A labelling of a graph is an assignment of labels to its vertex or edge sets (or both), subject to certain conditions, a well established concept. A labelling of a graph G of order n is termed a numbering when the set of integers {1,...,n} is used to label the vertices of G distinctly. A 2-path (a path with three vertices) in a vertex-numbered graph is said to be valid if the number of its middle vertex is smaller than the numbers of its endpoints. The problem of finding a vertex numbering of a given graph that optimises the number of induced valid 2-paths is studied, which is conjectured to be in the NP-hard class.

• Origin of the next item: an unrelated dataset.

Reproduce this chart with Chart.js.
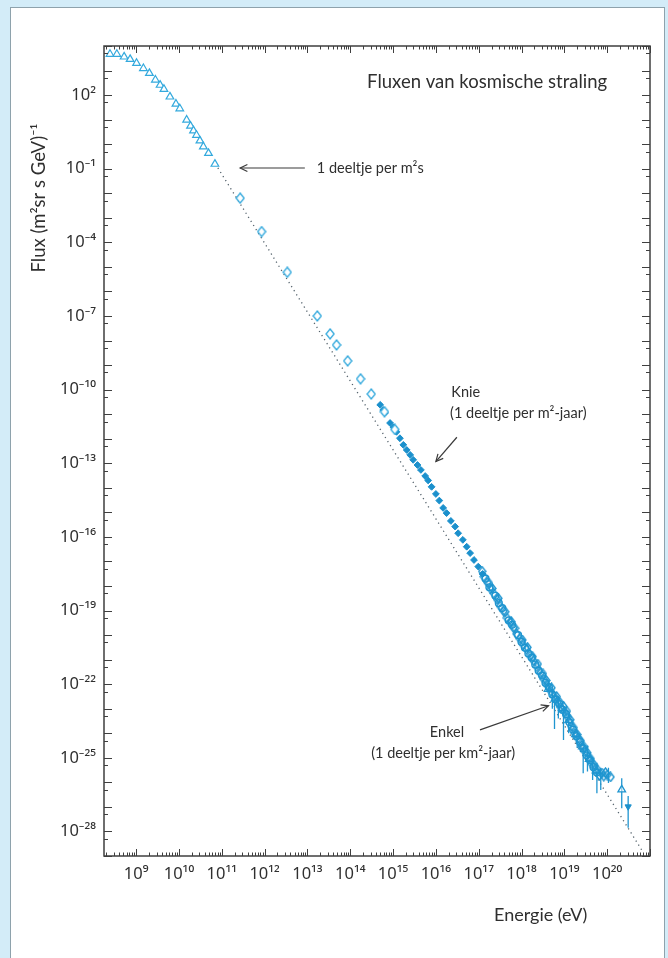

The reported results for several graph classes show that apparently there are not one or more numbering patterns applicable to different classes of graphs, which requires the development of a specific numbering for each graph class under study.

翻译：图的标号是其顶点或边集（或两者）在特定条件下的一种赋值，这是一个成熟的概念。对于阶为n的图G，当使用整数集{1,…,n}对G的顶点进行互异编号时，该标号称为一个编号。在顶点编号图中，一条2-路径（具有三个顶点的路径）被称为有效的，如果其中间顶点的编号小于其两个端点的编号。本文研究了在给定图中寻找优化诱导有效2-路径数量的顶点编号问题，并猜想该问题属于NP难类。针对几类图的研究结果表明，显然不存在一种或多种可适用于不同图类的编号模式，这要求为所研究的每个图类开发特定的编号方法。